Business travel using standard mileage
The IRS sets a Standard Mileage Rate that guides how much an employee or business owner can claim. For business travel, it’s currently at 57.5 cents per mile.
The standard mileage rate is adjusted annually to match prevailing inflation rates. It takes into account fixed and variable costs directly involved in operating the vehicle like gas, repairs and maintenance, oil, insurance, and depreciation over a one year period.
By using this method, employees keep a mileage log instead of saving receipts. If employees report actual expenses instead, which is allowable in some cases, they would have to keep all receipts.
Per diem allowances are paid at a fixed rate per day to cover lodging, meals, and incidental costs for employees working away from home. These payments allow simpler accounting and more predictable employee travel expenses.
The General Service Administration sets per diem rates for meals, lodging, and incidental costs depending on location. For example, the per diem rates for Chicago, Illinois for November 2020 are $294, broken down as $218 for lodging and $76 for meals and incidentals (M&IE). Meal expenses and incidentals usually don’t require receipts, as long as the business purpose of travel can be confirmed.
Rise of E-Receipts
Since 1997, the IRS has accepted digital documents to support business expenses. The IRS accepts electronic or paper receipts as long as they are secure, retrievable, and legible.

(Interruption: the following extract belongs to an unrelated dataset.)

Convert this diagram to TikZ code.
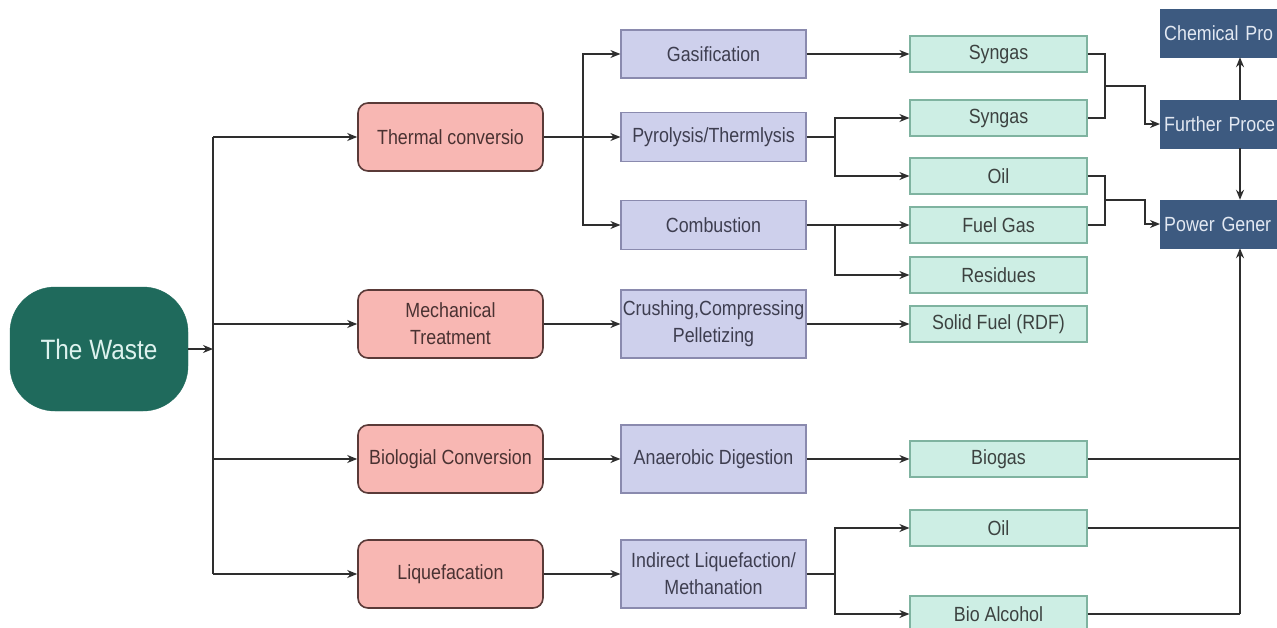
\documentclass[tikz,border=0pt]{standalone}
\usepackage{fontspec}
\setmainfont[FakeStretch=0.87]{Liberation Sans}
\usetikzlibrary{calc, arrows.meta}
\definecolor{wastefill}{HTML}{1F6A5C}
\definecolor{wastetext}{HTML}{DDF2EE}
\definecolor{stagefill}{HTML}{F8B7B3}
\definecolor{stageline}{HTML}{5A3A38}
\definecolor{stagetext}{HTML}{4A3232}
\definecolor{procfill}{HTML}{CED0EC}
\definecolor{procline}{HTML}{8A8AAE}
\definecolor{proctext}{HTML}{3E3E50}
\definecolor{prodfill}{HTML}{CDEEE4}
\definecolor{prodline}{HTML}{7FB3A0}
\definecolor{prodtext}{HTML}{3C4240}
\definecolor{usefill}{HTML}{3D5A80}
\definecolor{usetext}{HTML}{E2E8F2}
\definecolor{linegray}{HTML}{2E2E2E}
\begin{document}
\begin{tikzpicture}[x=1pt, y=-1pt, >={Stealth[length=10pt, width=8pt]},
font=\fontsize{20.5}{27}\selectfont,
waste/.style={draw=wastefill, fill=wastefill, text=wastetext, rounded corners=45pt, minimum width=178pt, minimum height=124pt, font=\fontsize{28}{32}\selectfont},
stage/.style={draw=stageline, fill=stagefill, text=stagetext, line width=1.6pt, rounded corners=10pt, minimum width=185pt, minimum height=68pt, align=center, inner sep=2pt},
proc/.style={draw=procline, fill=procfill, text=proctext, line width=1.2pt, minimum width=185pt, align=center, inner sep=1pt},
prod/.style={draw=prodline, fill=prodfill, text=prodtext, line width=1.2pt, minimum width=177pt, minimum height=36pt, inner sep=1pt},
use/.style={draw=usefill, fill=usefill, text=usetext, anchor=west, text width=150pt, minimum height=48pt, align=left, inner sep=4pt, font=\fontsize{20.5}{24}\selectfont},
route/.style={draw=linegray, line width=1.5pt}]
\clip (0,0) rectangle (1277,627);
\fill[white] (0,0) rectangle (1277,627);
\node[waste] (waste) at (99,349) {The Waste};
\node[stage] (therm) at (450.5,137) {Thermal conversio};
\node[stage] (mech) at (450.5,324) {Mechanical\\Treatment};
\node[stage] (bio) at (450.5,459) {Biologial Conversion};
\node[stage] (liq) at (450.5,574) {Liquefacation};
\node[proc, minimum height=48pt] (gas) at (713.5,54) {Gasification};
\node[proc, minimum height=49pt] (pyro) at (713.5,137) {Pyrolysis/Thermlysis};
\node[proc, minimum height=49pt] (comb) at (713.5,225) {Combustion};
\node[proc, minimum height=68pt] (crush) at (713.5,324) {Crushing,Compressing\\Pelletizing};
\node[proc, minimum height=68pt] (anae) at (713.5,459) {Anaerobic Digestion};
\node[proc, minimum height=68pt] (indir) at (713.5,574) {Indirect Liquefaction/\\Methanation};
\node[prod] (syn1) at (998.5,54) {Syngas};
\node[prod] (syn2) at (998.5,118) {Syngas};
\node[prod] (oil1) at (998.5,176) {Oil};
\node[prod] (fuel) at (998.5,225) {Fuel Gas};
\node[prod] (resid) at (998.5,275) {Residues};
\node[prod] (solid) at (998.5,324) {Solid Fuel (RDF)};
\node[prod] (biogas) at (998.5,459) {Biogas};
\node[prod] (oil2) at (998.5,528) {Oil};
\node[prod] (alc) at (998.5,614) {Bio Alcohol};
\node[use] (chem) at (1160,33) {Chemical Pro};
\node[use] (further) at (1160,124) {Further Proce};
\node[use] (power) at (1160,224) {Power Gener};
\coordinate (tk) at (213,0);
\coordinate (sp1) at (583,0);
\coordinate (sp2) at (835,0);
\coordinate (mg) at (1105,0);
\coordinate (mg2) at (1145,0);
\coordinate (rt) at (1240,0);
\coordinate (m1) at (1105,86);
\coordinate (m2) at (1105,200);
\draw[route, ->] (waste.east) -- (waste.east -| tk);
\draw[route] (therm.west -| tk) -- (liq.west -| tk);
\draw[route, ->] (therm.west -| tk) -- (therm.west);
\draw[route, ->] (mech.west -| tk) -- (mech.west);
\draw[route, ->] (bio.west -| tk) -- (bio.west);
\draw[route, ->] (liq.west -| tk) -- (liq.west);
\draw[route, ->] (therm.east) -- (pyro.west);
\draw[route, ->] (therm.east -| sp1) |- (gas.west);
\draw[route, ->] (therm.east -| sp1) |- (comb.west);
\draw[route, ->] (mech.east) -- (crush.west);
\draw[route, ->] (bio.east) -- (anae.west);
\draw[route, ->] (liq.east) -- (indir.west);
\draw[route, ->] (gas.east) -- (syn1.west);
\draw[route] (pyro.east) -- (pyro.east -| sp2);
\draw[route, ->] (pyro.east -| sp2) |- (syn2.west);
\draw[route, ->] (pyro.east -| sp2) |- (oil1.west);
\draw[route, ->] (comb.east) -- (fuel.west);
\draw[route, ->] (comb.east -| sp2) |- (resid.west);
\draw[route, ->] (crush.east) -- (solid.west);
\draw[route, ->] (anae.east) -- (biogas.west);
\draw[route] (indir.east) -- (indir.east -| sp2);
\draw[route, ->] (indir.east -| sp2) |- (oil2.west);
\draw[route, ->] (indir.east -| sp2) |- (alc.west);
\draw[route] (syn1.east) -- (syn1.east -| mg) -- (syn2.east -| mg) -- (syn2.east);
\draw[route, ->] (m1) -| (mg2 |- further.west) -- (further.west);
\draw[route] (oil1.east) -- (oil1.east -| mg) -- (fuel.east -| mg) -- (fuel.east);
\draw[route, ->] (m2) -| (mg2 |- power.west) -- (power.west);
\draw[route, ->] (further.north -| rt) -- (chem.south -| rt);
\draw[route, ->] (further.south -| rt) -- (power.north -| rt);
\draw[route] (biogas.east) -- (biogas.east -| rt);
\draw[route] (oil2.east) -- (oil2.east -| rt);
\draw[route] (alc.east) -- (alc.east -| rt);
\draw[route, ->] (alc.east -| rt) -- (power.south -| rt);
\end{tikzpicture}
\end{document}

Scanned receipts, credit card statements, and digitized expense reports can qualify as sufficient record. The same rules still apply about substantiating the business purpose and proof of purchase.

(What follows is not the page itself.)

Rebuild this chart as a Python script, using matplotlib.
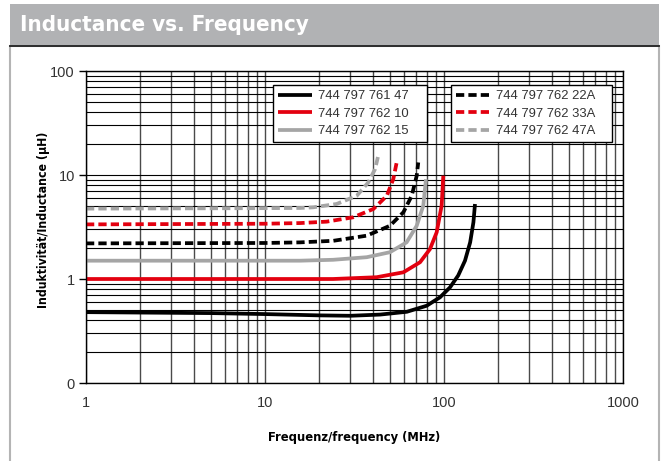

For example, for business-related travel and entertainment expenses an electronic report should contain:
1) a description of the expense and the business purpose served
2) for each entertainment expense, the names and business relationship of the persons entertained in addition to the date of, place of, duration of, and participants in any business discussion that occurred directly before or after the entertainment
Given the rise of digitization, the IRS has also issued guidelines for electronic storage. Expense reporting can be kept as digital records or transferred to optical disks or computer databases. Data transfer must be complete and accurate. Precise indexing, storage, retrieval, and reproduction of stored data is crucial. Records should be kept for at least three years.

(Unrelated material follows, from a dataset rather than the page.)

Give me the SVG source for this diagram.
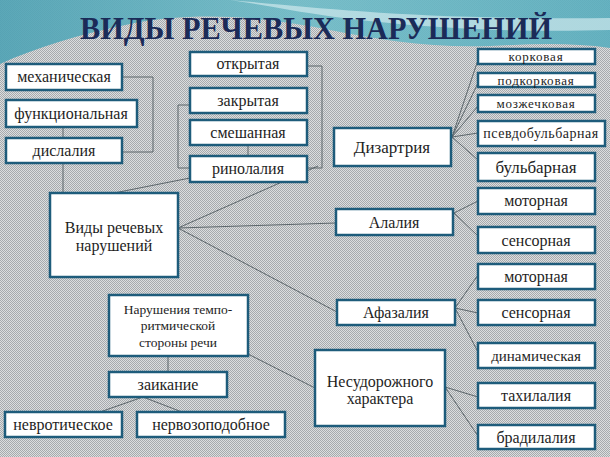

Realities of proof of purchase
Despite the listed exceptions for documentation, the IRS can always ask for further evidence during an audit. Receipts not only provide proof of purchase but also serve as valuable backup evidence.
Since the burden of proof is on the business being audited, having more documentation is usually better than less. In practice, company expense policy dictates the actual thresholds for receipt requirements, whether it’s $75 or less.
Replace your expense reports with spend management
How your company prepares and maintains business expense reports guides expense policy for attaching receipts. Receipts should not only fully document the expense, but also be easy to read and find. If your company still prepares manual expense reports, requiring an employee to attach receipts is sound practice but also an obstacle to compliance.
The expense reimbursement process is littered with missing receipts or poor documentation. Since employees submit their expense reports and receipts after the fact, there is no control over how money is actually spent. If the employee makes an unauthorized purchase or overspends, the company won’t know until after the damage has been done. Not only do unapproved and unauthorized expenses waste time and money, the company may end up with fewer or inaccurate deductions on their tax return.
Using a technology-based spend management system, you can replace manual expense reports with software-enabled credit cards. Applying safeguards prevents unauthorized spending and lost tax deductions. With electronic reporting, management sees spending in real time.